Do you care for spicy food?  Something exotic, perhaps?  Then allow me to go over to my packet drawer where I can retrieve your choice of either Hot or Fire Taco Bell hot sauce packets to accompany your meal.  Have as many as you want – Taco Bell makes it a point to give me 100 packets of both varieties for every single taco I’ve ever ordered, even after I have emphatically specified that I only need “Two Hot, please.”  I’ve said it so often I should have a license plate that says “2HOT PLZ”, but then I imagine that would get me more attention in the way of “strange wang in my car window” than I really wanted.

Hashbrown casserole contains two different kinds of canned soup AND a vegetable.  That means it’s health food, so there’s no reason you shouldn’t eat it at every meal.  If you want to change it up, put it on a piece of buttered Wonder Bread toast for breakfast, sprinkle crushed Funyuns on top of it for lunch and then, using your fingernail as the knife, julienne some bologna slices over it for dinner.

Green beans and all other vegetables are purchased at the peak of their canned freshness, cranked open and dumped out into a pot with a half a stick of butter and then turned up to a boil.  If you want to make it for a special occasion, you can add a little pickle juice to the pot and call them “Dill Green Beans”, and dazzle all of your friends who just got out of lock-up on a technicality.

^^  The above scenarios refer only to the times when I felt like cooking.  Most of the time I would just eat dry cereal out of my fist and call it a meal.  That old school gigantic biscuit version of shredded wheat can easily be eaten like an apple, but without all those gross “fruit vitamins” getting in the way of your enjoyment.  The dog will clean up all the millions of wheat-string-leavins that will run from one end of the house to the other.  Fiber is good for everybody.

All that aside, you should know that I’m a reformed white trash foodie now, since I was fortunate enough to marry a man who not only doesn’t consider Velveeta a fancy dairy product because it’s “brand name”, but also makes things like basted eggs over curried riced cauliflower, doesn’t tear open a paper packet to make gravy, and makes his own salad dressing.

I don’t mean “makes salad dressing” as in “takes the bottle of Kraft Zesty Italian that has half an inch of dressing left in it and dumps it into the half-empty bottle of Kraft French dressing”.  He’s got a spice rack and and fancy vinegars and oils at the ready.  He mixes, shakes, tastes, adds things, mixes more, tastes.  It’s amazing to watch.  His attention to detail, his desire to make something that actually tastes good.  It’s like watching someone paint a masterpiece.

Prior to our getting together, I had reached a point of culinary laziness that was so rich and so deep, I had convinced myself that I actually preferred my salads with no dressing at all, because that would mean I wouldn’t have to get up and go get the bottle out of the fridge.
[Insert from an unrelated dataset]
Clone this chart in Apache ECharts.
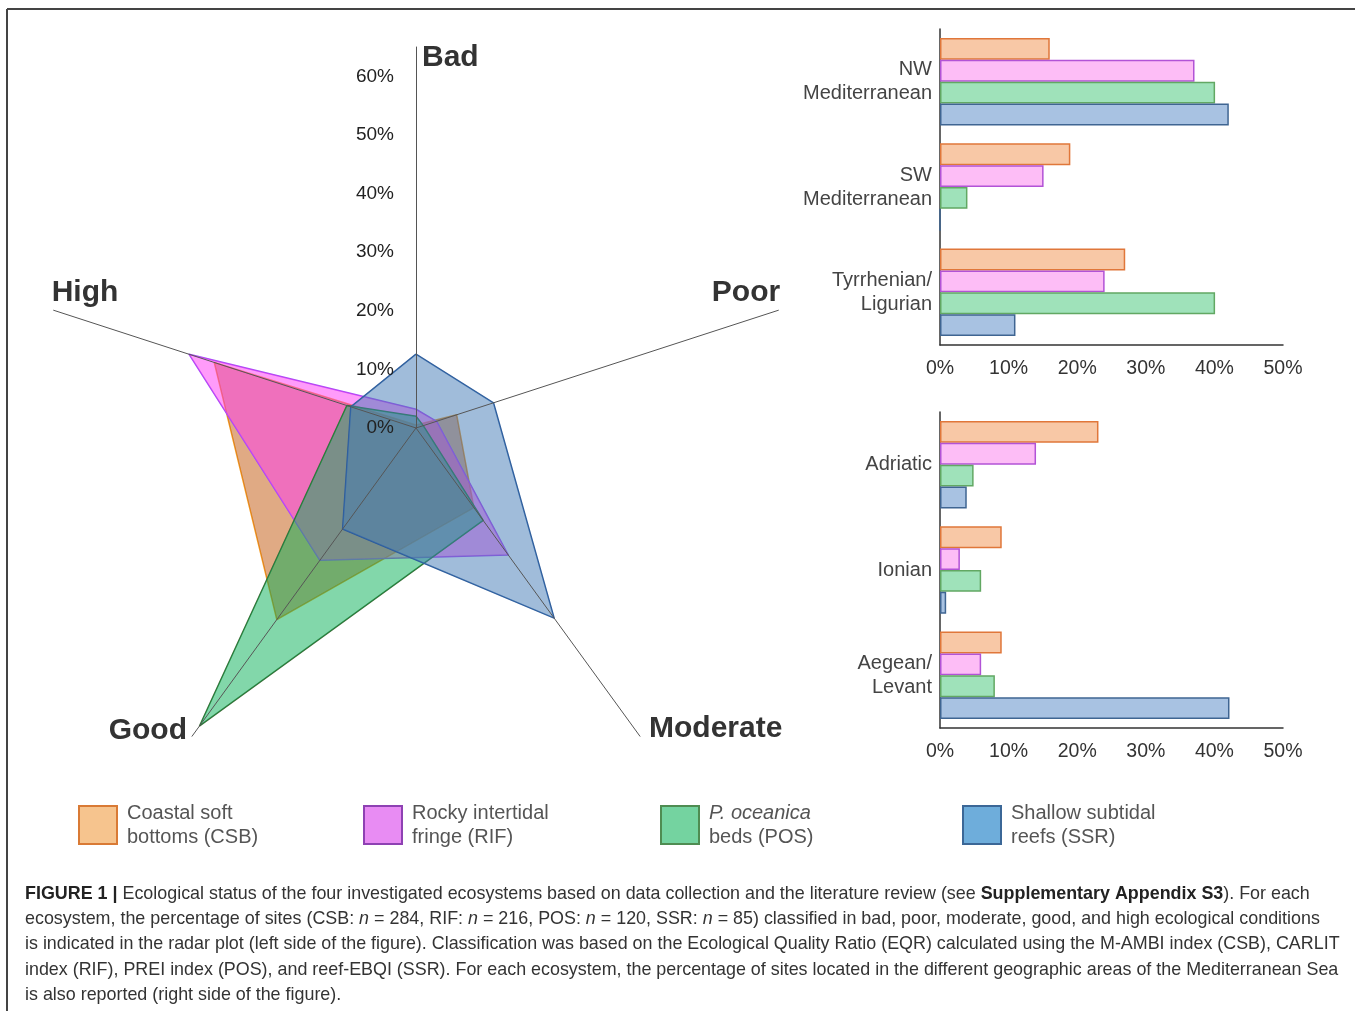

Yes, I am that lazy.  Pre-Bobby, any time I would actually get up off the couch and go get a bottle of dressing out of the fridge, I would inevitably discover that it was a new bottle, meaning I would have to break the outer seal, unscrew the cap, and pull off a foil-protector disk to get into it.  This discovery would cause me to loudly sigh, drop my shoulders, and proclaim, “WHY ME?” and then put the unopened bottle back in the fridge.

I would gladly pay for a service at the grocery store where they remove all the tamper-safe packaging from everything in my cart before I leave the store.  I’m just putting that out there, universe.  Work your magic or something.

Now I’m just rambling.  I bet Guy goddamned Fieri is going to sue me for using the term “FlavorTown” and then use all of my money to buy more thumb rings.  Happy Monday.